Aujourd'hui le maintien de cette appellation en France est l'un des symptômes d'un pays qui, confronté à un phénomène migratoire d'ampleur, est pris dans ce que les sociologues appellent l'insécurité culturelle. Se bercer dans la croyance qu'une civilisation aussi puissante et pérenne que l'Empire romain a été abattue par des invasions barbares incontrôlées, c'est trouver des raisons au déclassement ressenti d'une France dont certains estiment qu'elle subit des migrations venues de peuples qu'elle dominait auparavant, comme les Romains avaient dominé militairement les Germains avant d'être soit disant vaincus par eux : C'est continuer à se complaire dans un jeu de miroir malsain avec une France colonisatrice qui aurait maintenu les peuples inférieurs à distance de la métropole tout en leur faisant profiter de la supériorité de sa culture, puis qui aurait échoué pour voir ensuite déferler sur elle des barbares avides de ses richesses, et dont le contact serait inévitablement corrupteur.

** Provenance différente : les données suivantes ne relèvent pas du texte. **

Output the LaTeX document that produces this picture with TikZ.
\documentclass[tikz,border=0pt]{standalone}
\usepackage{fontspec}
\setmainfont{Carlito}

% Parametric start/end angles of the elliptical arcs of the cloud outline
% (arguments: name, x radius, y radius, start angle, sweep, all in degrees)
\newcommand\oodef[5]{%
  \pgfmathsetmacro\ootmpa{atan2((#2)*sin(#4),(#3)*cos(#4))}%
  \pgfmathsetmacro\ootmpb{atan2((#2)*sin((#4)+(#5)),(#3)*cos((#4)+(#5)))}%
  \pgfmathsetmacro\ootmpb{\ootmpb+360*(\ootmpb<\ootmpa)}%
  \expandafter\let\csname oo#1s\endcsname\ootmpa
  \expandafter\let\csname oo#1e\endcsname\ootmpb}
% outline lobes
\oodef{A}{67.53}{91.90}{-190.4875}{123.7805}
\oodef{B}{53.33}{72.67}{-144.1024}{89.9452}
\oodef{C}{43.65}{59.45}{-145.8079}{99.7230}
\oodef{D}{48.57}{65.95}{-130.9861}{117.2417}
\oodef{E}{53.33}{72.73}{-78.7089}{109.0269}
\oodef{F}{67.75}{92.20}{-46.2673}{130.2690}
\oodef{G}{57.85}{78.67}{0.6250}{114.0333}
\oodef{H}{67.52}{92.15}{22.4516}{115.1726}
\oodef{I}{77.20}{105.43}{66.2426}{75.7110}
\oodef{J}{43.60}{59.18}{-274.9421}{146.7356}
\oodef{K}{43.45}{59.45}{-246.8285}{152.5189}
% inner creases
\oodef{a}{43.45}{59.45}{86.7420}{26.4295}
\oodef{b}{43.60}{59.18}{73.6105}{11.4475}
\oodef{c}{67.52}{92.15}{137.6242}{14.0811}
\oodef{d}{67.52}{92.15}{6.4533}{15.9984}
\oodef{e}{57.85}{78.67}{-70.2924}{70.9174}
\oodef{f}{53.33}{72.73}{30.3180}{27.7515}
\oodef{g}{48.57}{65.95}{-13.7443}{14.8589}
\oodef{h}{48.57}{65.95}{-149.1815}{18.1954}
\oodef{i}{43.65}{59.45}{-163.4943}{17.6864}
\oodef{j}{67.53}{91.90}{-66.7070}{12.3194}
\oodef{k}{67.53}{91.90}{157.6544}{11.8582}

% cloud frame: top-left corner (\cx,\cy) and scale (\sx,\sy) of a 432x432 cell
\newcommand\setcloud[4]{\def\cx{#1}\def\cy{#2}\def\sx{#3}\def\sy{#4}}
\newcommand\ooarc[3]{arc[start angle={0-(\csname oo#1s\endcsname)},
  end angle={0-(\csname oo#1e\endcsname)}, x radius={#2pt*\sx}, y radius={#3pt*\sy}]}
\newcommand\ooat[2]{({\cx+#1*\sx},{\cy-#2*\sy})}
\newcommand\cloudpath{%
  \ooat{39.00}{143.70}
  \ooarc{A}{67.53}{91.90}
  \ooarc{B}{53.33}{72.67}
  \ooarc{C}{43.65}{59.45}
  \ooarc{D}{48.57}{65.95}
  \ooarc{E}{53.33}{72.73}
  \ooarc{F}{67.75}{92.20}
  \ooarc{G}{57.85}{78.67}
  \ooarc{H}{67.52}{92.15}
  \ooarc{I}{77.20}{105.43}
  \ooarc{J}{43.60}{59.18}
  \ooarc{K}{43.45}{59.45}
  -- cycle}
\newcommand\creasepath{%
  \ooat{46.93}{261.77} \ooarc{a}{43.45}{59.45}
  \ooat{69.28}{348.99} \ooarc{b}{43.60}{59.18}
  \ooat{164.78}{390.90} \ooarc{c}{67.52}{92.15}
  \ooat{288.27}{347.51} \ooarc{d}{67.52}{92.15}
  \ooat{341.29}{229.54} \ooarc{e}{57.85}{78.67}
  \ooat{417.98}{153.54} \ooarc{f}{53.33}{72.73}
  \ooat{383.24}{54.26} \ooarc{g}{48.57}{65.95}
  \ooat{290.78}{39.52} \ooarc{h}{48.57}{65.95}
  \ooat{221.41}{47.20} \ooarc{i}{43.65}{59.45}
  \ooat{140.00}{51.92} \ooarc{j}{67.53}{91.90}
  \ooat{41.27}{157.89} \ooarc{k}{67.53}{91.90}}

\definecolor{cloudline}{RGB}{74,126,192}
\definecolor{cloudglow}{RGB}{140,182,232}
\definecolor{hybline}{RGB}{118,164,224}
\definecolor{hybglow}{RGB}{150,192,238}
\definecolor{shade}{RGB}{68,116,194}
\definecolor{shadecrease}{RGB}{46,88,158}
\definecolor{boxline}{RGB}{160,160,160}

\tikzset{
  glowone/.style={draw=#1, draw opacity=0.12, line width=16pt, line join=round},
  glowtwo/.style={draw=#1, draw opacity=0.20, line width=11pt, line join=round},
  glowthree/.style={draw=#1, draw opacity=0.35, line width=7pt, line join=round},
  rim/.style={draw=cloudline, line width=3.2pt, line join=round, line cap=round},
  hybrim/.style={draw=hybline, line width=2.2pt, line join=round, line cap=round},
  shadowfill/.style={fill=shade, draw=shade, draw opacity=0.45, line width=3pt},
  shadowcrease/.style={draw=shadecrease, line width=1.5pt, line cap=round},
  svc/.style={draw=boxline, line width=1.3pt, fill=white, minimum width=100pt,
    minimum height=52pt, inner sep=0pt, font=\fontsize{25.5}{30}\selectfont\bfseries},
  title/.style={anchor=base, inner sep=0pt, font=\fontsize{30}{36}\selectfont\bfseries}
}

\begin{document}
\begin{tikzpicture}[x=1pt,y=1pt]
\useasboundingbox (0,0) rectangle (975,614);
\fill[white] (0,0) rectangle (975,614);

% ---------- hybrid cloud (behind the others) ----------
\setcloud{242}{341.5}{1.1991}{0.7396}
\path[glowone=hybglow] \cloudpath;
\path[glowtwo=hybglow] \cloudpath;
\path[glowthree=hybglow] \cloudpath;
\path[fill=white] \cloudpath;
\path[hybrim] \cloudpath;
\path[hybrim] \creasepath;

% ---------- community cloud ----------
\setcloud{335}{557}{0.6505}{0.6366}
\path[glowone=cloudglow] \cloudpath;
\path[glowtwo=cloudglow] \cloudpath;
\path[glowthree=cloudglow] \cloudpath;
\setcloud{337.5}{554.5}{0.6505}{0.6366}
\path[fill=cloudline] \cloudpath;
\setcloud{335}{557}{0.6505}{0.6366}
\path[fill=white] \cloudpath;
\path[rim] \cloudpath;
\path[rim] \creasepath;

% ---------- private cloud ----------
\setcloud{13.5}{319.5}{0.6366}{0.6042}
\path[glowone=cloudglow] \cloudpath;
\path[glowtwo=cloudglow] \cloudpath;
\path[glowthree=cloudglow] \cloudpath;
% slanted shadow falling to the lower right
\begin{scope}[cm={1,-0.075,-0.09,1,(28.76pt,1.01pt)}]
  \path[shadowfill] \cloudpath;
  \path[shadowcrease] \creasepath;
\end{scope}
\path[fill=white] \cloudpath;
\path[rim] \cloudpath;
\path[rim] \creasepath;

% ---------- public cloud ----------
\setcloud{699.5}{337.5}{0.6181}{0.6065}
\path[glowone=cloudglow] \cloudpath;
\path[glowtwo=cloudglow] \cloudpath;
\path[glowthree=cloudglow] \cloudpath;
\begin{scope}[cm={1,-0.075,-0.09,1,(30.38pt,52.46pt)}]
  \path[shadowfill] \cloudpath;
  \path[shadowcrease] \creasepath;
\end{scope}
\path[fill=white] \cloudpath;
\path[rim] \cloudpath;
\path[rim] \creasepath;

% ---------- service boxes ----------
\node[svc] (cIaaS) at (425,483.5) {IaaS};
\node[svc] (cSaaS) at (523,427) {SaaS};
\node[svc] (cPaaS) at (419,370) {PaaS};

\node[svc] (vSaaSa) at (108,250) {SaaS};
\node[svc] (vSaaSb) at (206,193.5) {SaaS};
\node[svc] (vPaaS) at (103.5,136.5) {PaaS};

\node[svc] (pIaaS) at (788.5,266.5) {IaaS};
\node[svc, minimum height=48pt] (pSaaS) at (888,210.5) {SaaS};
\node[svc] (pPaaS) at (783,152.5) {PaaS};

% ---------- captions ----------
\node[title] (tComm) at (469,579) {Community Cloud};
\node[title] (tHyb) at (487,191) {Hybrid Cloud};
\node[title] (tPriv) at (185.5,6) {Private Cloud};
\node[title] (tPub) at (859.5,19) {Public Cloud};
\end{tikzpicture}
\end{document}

Les grands pourvoyeurs politiques de la peur migratoire actuelle insistent sur les crimes et délits commis par les personnes venant des anciens pays colonisés et sur leur prétendu caractère inassimilable, comme l'historiographie actuelle ne règle la focale que sur la trahison d'Arminius à Teutobourg (mise récemment en scène de façon grandiloquente par Netflix qui a décrit un Arminius pris dans un conflit de loyauté digne de celui qu'aurait pu ressentir un harki pendant la guerre d'Algérie), et certaines exactions commises par des peuples germains. Ils ignorent délibérément que les migrants venus d'Afrique fuient la misère d'une monde dévasté politiquement, économiquement et écologiquement, comme certains germains constituaient de véritables exilés qui venaient se réfugier dans l'Empire romain sous la pression militaire d'autres peuples et ont ensuite repris à leur compte la romanité, certains de façon plus intensive que d'autres.

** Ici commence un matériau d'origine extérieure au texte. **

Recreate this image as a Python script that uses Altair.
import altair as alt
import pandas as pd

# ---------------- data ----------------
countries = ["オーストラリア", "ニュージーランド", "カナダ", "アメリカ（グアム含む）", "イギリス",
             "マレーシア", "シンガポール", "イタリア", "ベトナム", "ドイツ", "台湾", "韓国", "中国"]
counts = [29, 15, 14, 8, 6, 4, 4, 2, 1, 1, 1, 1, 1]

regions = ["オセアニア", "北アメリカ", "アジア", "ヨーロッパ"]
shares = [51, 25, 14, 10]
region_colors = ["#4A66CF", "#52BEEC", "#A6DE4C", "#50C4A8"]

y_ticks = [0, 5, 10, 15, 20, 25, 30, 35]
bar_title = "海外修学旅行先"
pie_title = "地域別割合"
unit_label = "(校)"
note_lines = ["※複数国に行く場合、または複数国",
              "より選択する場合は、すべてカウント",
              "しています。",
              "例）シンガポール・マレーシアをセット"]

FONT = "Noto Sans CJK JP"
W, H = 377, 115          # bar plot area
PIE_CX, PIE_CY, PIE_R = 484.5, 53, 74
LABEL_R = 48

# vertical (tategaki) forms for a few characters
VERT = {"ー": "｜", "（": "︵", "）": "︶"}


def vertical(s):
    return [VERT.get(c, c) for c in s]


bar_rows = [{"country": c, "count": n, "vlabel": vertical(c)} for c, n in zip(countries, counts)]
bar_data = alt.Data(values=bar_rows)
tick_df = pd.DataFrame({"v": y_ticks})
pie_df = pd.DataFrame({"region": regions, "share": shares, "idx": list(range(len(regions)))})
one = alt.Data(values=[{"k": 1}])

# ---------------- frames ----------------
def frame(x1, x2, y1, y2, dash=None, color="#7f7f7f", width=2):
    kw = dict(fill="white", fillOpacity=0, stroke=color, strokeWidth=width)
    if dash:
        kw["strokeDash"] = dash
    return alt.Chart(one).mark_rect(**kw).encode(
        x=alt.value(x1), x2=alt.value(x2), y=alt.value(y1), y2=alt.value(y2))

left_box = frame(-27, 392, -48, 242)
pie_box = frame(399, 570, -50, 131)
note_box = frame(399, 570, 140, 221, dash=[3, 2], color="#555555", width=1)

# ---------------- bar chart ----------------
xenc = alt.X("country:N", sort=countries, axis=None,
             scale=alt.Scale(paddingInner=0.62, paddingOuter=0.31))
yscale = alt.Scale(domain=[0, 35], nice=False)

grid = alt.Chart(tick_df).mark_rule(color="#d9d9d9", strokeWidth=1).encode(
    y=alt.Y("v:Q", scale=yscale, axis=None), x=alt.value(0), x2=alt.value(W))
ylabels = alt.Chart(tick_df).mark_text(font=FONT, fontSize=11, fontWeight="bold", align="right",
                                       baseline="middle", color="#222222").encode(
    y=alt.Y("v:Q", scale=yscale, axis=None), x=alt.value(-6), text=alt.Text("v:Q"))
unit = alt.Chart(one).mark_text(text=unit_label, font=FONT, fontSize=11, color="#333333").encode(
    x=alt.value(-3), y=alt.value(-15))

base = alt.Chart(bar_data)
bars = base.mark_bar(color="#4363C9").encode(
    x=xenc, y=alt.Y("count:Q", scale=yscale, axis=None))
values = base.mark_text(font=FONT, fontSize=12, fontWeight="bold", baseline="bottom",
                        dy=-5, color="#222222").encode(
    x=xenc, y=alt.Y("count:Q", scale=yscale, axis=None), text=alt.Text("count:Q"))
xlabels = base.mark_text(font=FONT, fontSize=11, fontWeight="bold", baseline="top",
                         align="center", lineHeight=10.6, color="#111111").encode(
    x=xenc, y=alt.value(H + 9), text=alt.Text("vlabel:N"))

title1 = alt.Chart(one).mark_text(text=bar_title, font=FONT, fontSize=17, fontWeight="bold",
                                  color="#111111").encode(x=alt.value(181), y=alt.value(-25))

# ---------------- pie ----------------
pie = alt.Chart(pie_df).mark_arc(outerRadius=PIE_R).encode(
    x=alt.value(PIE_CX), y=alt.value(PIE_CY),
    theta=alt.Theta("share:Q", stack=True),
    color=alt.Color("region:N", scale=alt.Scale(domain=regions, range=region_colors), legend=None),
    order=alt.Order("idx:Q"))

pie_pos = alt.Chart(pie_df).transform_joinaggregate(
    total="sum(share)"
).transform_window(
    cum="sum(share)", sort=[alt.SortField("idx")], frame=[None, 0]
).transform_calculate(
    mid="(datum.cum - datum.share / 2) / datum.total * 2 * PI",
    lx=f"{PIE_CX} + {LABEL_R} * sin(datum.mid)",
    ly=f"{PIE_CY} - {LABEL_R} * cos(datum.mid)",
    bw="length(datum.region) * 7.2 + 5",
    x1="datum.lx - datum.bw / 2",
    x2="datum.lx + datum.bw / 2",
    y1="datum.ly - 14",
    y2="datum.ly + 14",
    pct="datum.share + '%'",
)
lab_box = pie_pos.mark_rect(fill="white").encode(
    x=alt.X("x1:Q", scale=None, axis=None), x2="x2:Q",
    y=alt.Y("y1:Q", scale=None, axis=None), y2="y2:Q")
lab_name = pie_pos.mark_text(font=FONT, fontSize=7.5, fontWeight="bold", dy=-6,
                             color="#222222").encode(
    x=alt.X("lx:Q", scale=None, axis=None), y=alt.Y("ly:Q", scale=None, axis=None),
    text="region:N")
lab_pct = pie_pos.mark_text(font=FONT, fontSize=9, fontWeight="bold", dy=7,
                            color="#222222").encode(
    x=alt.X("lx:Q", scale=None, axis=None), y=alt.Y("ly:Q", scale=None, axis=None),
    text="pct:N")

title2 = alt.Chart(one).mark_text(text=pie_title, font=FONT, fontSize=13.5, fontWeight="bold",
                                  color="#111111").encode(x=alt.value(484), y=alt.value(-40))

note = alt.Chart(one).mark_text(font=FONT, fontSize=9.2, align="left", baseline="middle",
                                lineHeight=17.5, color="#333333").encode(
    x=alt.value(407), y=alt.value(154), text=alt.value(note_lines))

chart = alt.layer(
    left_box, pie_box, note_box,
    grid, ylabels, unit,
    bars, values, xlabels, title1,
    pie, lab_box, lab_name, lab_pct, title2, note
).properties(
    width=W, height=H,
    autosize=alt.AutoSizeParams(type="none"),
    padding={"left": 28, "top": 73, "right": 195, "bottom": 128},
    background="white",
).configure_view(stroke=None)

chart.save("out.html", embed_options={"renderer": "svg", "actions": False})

Enfin reprenant un adage romain bien connu, ils attendent des migrants et des français d'origine immigrée issus des ex pays colonisés qu'ils abandonnent totalement leur culture ( "si fueris Romae, Romano vivito more", "A Rome fais comme les Romains") sans voir ce qu'il y a de dérangeant et de vexatoire dans une société moderne et ouverte, à attendre de nouveau venus qu'ils baissent la tête, francisent leurs prénoms, s'abstiennent de toutes revendications ouvertes aux citoyens de plus longue date, voire subissent silencieusement les discriminations et violences dont ils sont victimes comme savaient si bien le faire les immigrés européens des XIXèmes-XXèmes siècles dont certains ont la nostalgie.

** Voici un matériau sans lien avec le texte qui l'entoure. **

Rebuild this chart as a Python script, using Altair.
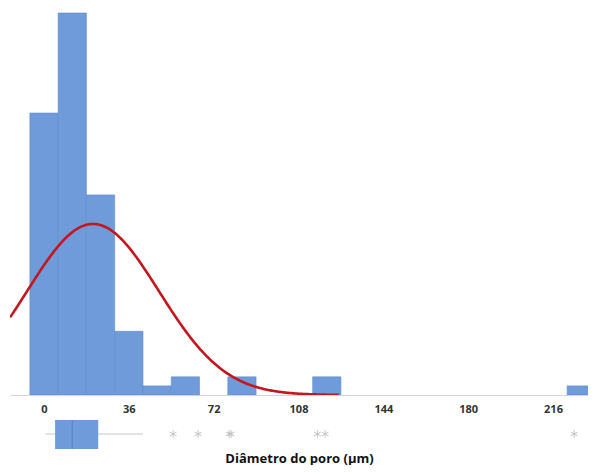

Il y a une façon plus optimiste de voir les choses : l'Empire romain n'a jamais véritablement cessé d'exister puisque nous parlons encore une variation de sa langue et utilisons son système juridique, et nous sommes pour beaucoup le produit d'un brassage ethnique entre germains et romains qui a permis des avancées politiques, culturelles et juridiques qui n'auraient probablement jamais pu avoir lieu si l'Empire romain avait pu garder ses frontières complètement hermétiques. Comme le disait le juriste anglais du XIXème siècle Arthur Duck en parlant du droit romain, la romanité a perduré jusqu'à nous, non plus en raison de l'Empire, mais sous l'empire de la Raison. Elle n'a jamais été balayée par des prétendus barbares qui l'auraient soit délibérément rayée de la carte, soit engloutie par leur nombre. Il est donc plus que temps de réformer notre enseignement de cette période et d'arrêter d'utiliser sans précaution ce terme d'"invasions barbares" : Celui-ci n'est que l'expression d'une angoisse vivace depuis trop longtemps,  propre à un spectre politique qui n'a pas à s'exprimer dans l'enseignement.